SummaryA woman’s casual social drinking turned into a life-threatening warning when doctors identified binge drinking as the cause of her high liver disease risk. Learn how binge or social drinking impacts health.
When the 31-year-old Scotland-based woman, and a BBC-journalist Hazel Martin went to the doctor's complaining about her tiredness, she was unaware of the underlying reason. After the blood test, she was suggested for a liver scan, and it turned out that she was at a high risk of developing a liver disease. The doctors warned her that if she drank any more, she could also die, reported BBC.
However, she never drank regularly. "I didn’t drink every day, I never drank alone, and I drank because I enjoyed it as a social activity, not because I felt alcohol-dependent,” she said.
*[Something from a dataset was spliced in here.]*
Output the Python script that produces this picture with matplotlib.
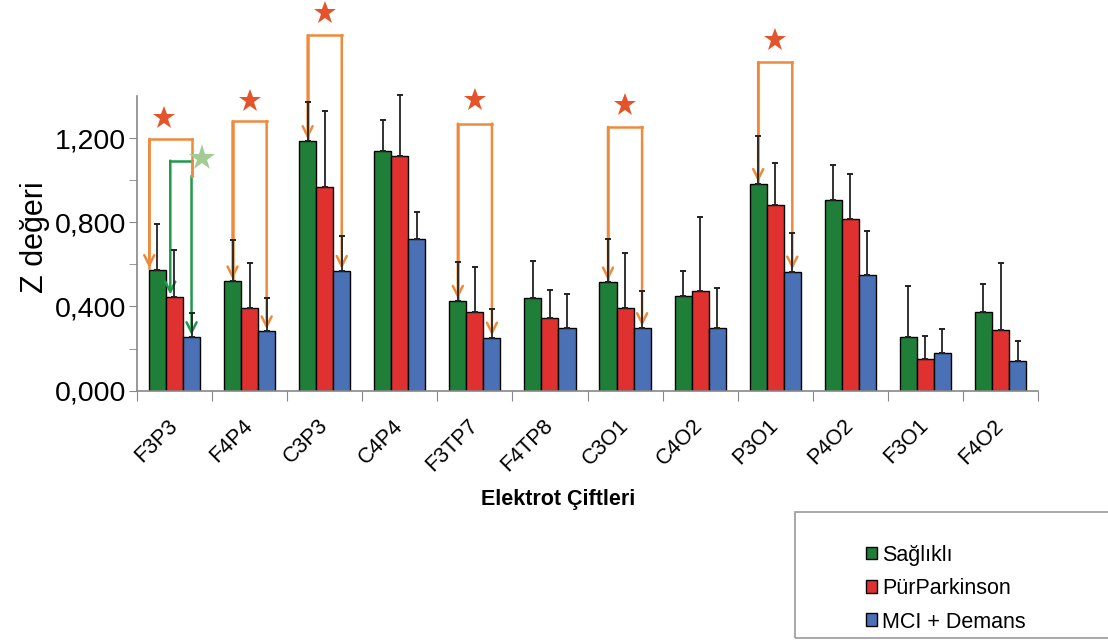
import matplotlib.pyplot as plt
import numpy as np
from matplotlib.patches import Rectangle

plt.rcParams['font.family'] = ['Liberation Sans', 'DejaVu Sans']

pairs = ["F3P3", "F4P4", "C3P3", "C4P4", "F3TP7", "F4TP8",
         "C3O1", "C4O2", "P3O1", "P4O2", "F3O1", "F4O2"]
groups = ["Sağlıklı", "PürParkinson", "MCI + Demans"]

saglikli = [0.573, 0.519, 1.186, 1.137, 0.427, 0.441, 0.514, 0.450, 0.982, 0.906, 0.254, 0.376]
parkinson = [0.447, 0.392, 0.969, 1.117, 0.373, 0.346, 0.393, 0.473, 0.883, 0.817, 0.152, 0.287]
demans = [0.254, 0.282, 0.569, 0.720, 0.252, 0.298, 0.297, 0.297, 0.566, 0.549, 0.181, 0.141]

# ust hata cubugu uclari
saglikli_top = [0.793, 0.717, 1.372, 1.286, 0.609, 0.614, 0.720, 0.569, 1.210, 1.072, 0.495, 0.506]
parkinson_top = [0.669, 0.607, 1.329, 1.407, 0.587, 0.479, 0.652, 0.825, 1.082, 1.029, 0.260, 0.607]
demans_top = [0.368, 0.441, 0.734, 0.849, 0.387, 0.459, 0.473, 0.490, 0.750, 0.758, 0.292, 0.236]

# anlamli farklar: (grup, kose yuksekligi, yildiz yuksekligi)
sig_groups = [0, 1, 2, 4, 6, 8]
sig_heights = [1.196, 1.280, 1.689, 1.269, 1.253, 1.561]
star_heights = [1.297, 1.375, 1.795, 1.383, 1.359, 1.668]

colors = ["#1F7F38", "#E03131", "#4A70B5"]
orange = "#EE8A3C"
star_c = "#E5532A"

fig = plt.figure(figsize=(11.08, 6.43), dpi=100)
ax = fig.add_axes([0.1236, 0.3924, 0.8133, 0.4583])

x = np.arange(len(pairs))
w = 0.227
vals = [saglikli, parkinson, demans]
tops = [saglikli_top, parkinson_top, demans_top]
for k in range(3):
    v = np.array(vals[k])
    err = np.array(tops[k]) - v
    ax.bar(x + (k - 1) * w, v, w, color=colors[k], edgecolor="black", linewidth=1.0,
           label=groups[k], zorder=2)
    ax.errorbar(x + (k - 1) * w, v, yerr=[np.zeros_like(err), err], fmt="none",
                ecolor="#222222", elinewidth=1.3, capsize=2.5, capthick=1.4,
                zorder=6, clip_on=False)

ax.set_xlim(-0.5, len(pairs) - 0.5)
ax.set_ylim(0, 1.4)
ax.set_yticks([0, 0.4, 0.8, 1.2])
ax.set_yticks([0.2, 0.6, 1.0], minor=True)
ax.set_yticklabels(["0,000", "0,400", "0,800", "1,200"], fontsize=20.5)
ax.set_xticks(np.arange(len(pairs) + 1) - 0.5)
ax.set_xticklabels([])
ax.set_xticks(x, minor=True)
ax.set_xticklabels(pairs, minor=True, rotation=45, ha="right", va="center",
                   rotation_mode="anchor", fontsize=15.5)
ax.tick_params(axis="x", which="minor", length=0, pad=23)
ax.tick_params(axis="x", which="major", length=7, color="#888888")
ax.tick_params(axis="y", which="both", length=6, color="#888888", pad=2)
for s in ["top", "right"]:
    ax.spines[s].set_visible(False)
for s in ["left", "bottom"]:
    ax.spines[s].set_color("#888888")
    ax.spines[s].set_linewidth(1.2)

ax.set_ylabel("Z değeri", fontsize=22)
ax.yaxis.set_label_coords(-0.097, 0.52)
ax.set_xlabel("Elektrot Çiftleri", fontsize=15.5, fontweight="bold")
ax.xaxis.set_label_coords(0.467, -0.335)


def arrow(xp, y0, y1, color):
    ax.annotate("", xy=(xp, y1), xytext=(xp, y0), annotation_clip=False,
                arrowprops=dict(arrowstyle="->", color=color, lw=1.8,
                                shrinkA=0, shrinkB=0, mutation_scale=18))


# turuncu koseli baglantilar
for g, h, sh in zip(sig_groups, sig_heights, star_heights):
    xl = g - w
    xr = g + w
    if g == 0:
        xl = g - 1.48 * w
    ax.plot([xl, xl, xr], [saglikli[g] + 0.01, h, h], color=orange, lw=1.8,
            clip_on=False, zorder=4)
    if g == 0:
        ax.plot([xr, xr], [h, 1.02], color=orange, lw=1.8, clip_on=False, zorder=4)
    else:
        arrow(xr, h, demans[g] + 0.01, orange)
    arrow(xl, h, saglikli[g] + 0.01, orange)
    ax.plot(g + (-0.14 if g == 0 else 0.0), sh, marker="*", markersize=17,
            color=star_c, clip_on=False, zorder=5, markeredgewidth=0)

# yesil baglanti (Parkinson - Demans)
green = "#1E9A4A"
gl, gr, gh = -0.056, w, 1.093
ax.plot([gl, gr], [gh, gh], color=green, lw=1.8, clip_on=False, zorder=4)
arrow(gl, gh, parkinson[0] + 0.01, green)
arrow(gr, 1.02, demans[0] + 0.01, green)
ax.plot([gr, gr], [gh, 1.02], color=orange, lw=1.8, zorder=4)
ax.plot(0.367, 1.107, marker="*", markersize=20, color="#A3CC94", clip_on=False,
        zorder=5, markeredgewidth=0)

# lejant kutusu
fig.patches.append(Rectangle((795 / 1108, 1 - 638 / 643), 0.3, 126 / 643,
                             transform=fig.transFigure, fill=False,
                             edgecolor="#999999", lw=1.2, clip_on=False))
leg = fig.legend(loc="upper left", bbox_to_anchor=(857 / 1108, 1 - 536 / 643),
                 frameon=False, fontsize=15.5, handlelength=0.55, handleheight=0.55,
                 handletextpad=0.2, labelspacing=0.58, borderaxespad=0)

fig.savefig("out.png", dpi=100)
What the doctor described was as binge drinking. As per doctors and experts, binge drinking with a weekly consumption of less than 14 units in a week will increase one's risk of liver disease.
For women, it is around six units of alcohol in one sitting, which is equivalent to two large glasses of wine. In the UK, while the problem is bigger for men, women under the age of 45 are also dying due to alcohol-related liver diseases (ARLD) as per the Office for National Statistics (ONS) figures from 2001-22. In the US, every 1 in 4 women has engaged in binge drinking.

How to Diagnose?

A fibroscan, a non-invasive ultrasound, is performed to measure liver stiffness. A reading of 7 kPa (a unit used to measure the level of oxygen in the blood) or below is considered normal. For Hazel, the reading came out at 10.2.

What Is Binge Drinking?

It is also known as social drinking or casual drinking. As per the National Institute on Alcohol Abuse and Alcoholism (NIAAA), binge drinking is a pattern of drinking alcohol that brings blood alcohol concentration (BAC) to 0.08%—or 0.08 grams of alcohol per deciliter—or more.
NIAAA prescribes that for men, 5 drinks within 2 hours, and for women it is 4 drinks in about the same time, described as the limit. For teens and youth, the number of drinks for girls is 3 and 5 for boys.

Is It Common?

As per the 2023 National Survey on Drug Abuse and Health, about 61.4 million people in the United States aged between 12 and older report binge drinking. The number, however in teens and preteens is decreasing. Similarly, the number of people in the young adults category between 18 to 25 is also decreasing, but it still remains high, at 28.7%. For older adults, people at the age of 65 and older report binge drinking.

Health Impact

Binge drinking can have many negative impacts on your health, including blackouts and overdoses. It is also associated with unsafe sexual behaviour and risk of sexually transmitted infections and unintentional pregnancy. Binge drinking is also one of the leading reasons for deaths by falls, burns, drownings, and car crashes.
Some studies say that even one episode of binge drinking can dysfunctional one's immune system and lead to acute pancreatitis- inflammation of the pancreas. Alcohol misuse can also lead to chronic liver diseases, and cancers, which may also spread to the head and neck. It is also a leading cause of oesophagal, colorectal or breast cancer.
As per the US Centers for Disease Control and Prevention (CDC), there were 1,78,000 deaths in the US that resulted from excessive alcohol use between 2020 and 2021. Of these, 1/3 of deaths were caused by binge drinking.
Binge drinking can also influence adolescent years. Research suggests that repeated episodes of binge drinking during the teen years can hinder the development of the brain and lead to deficits in social, attention, memory and other cognitive functions.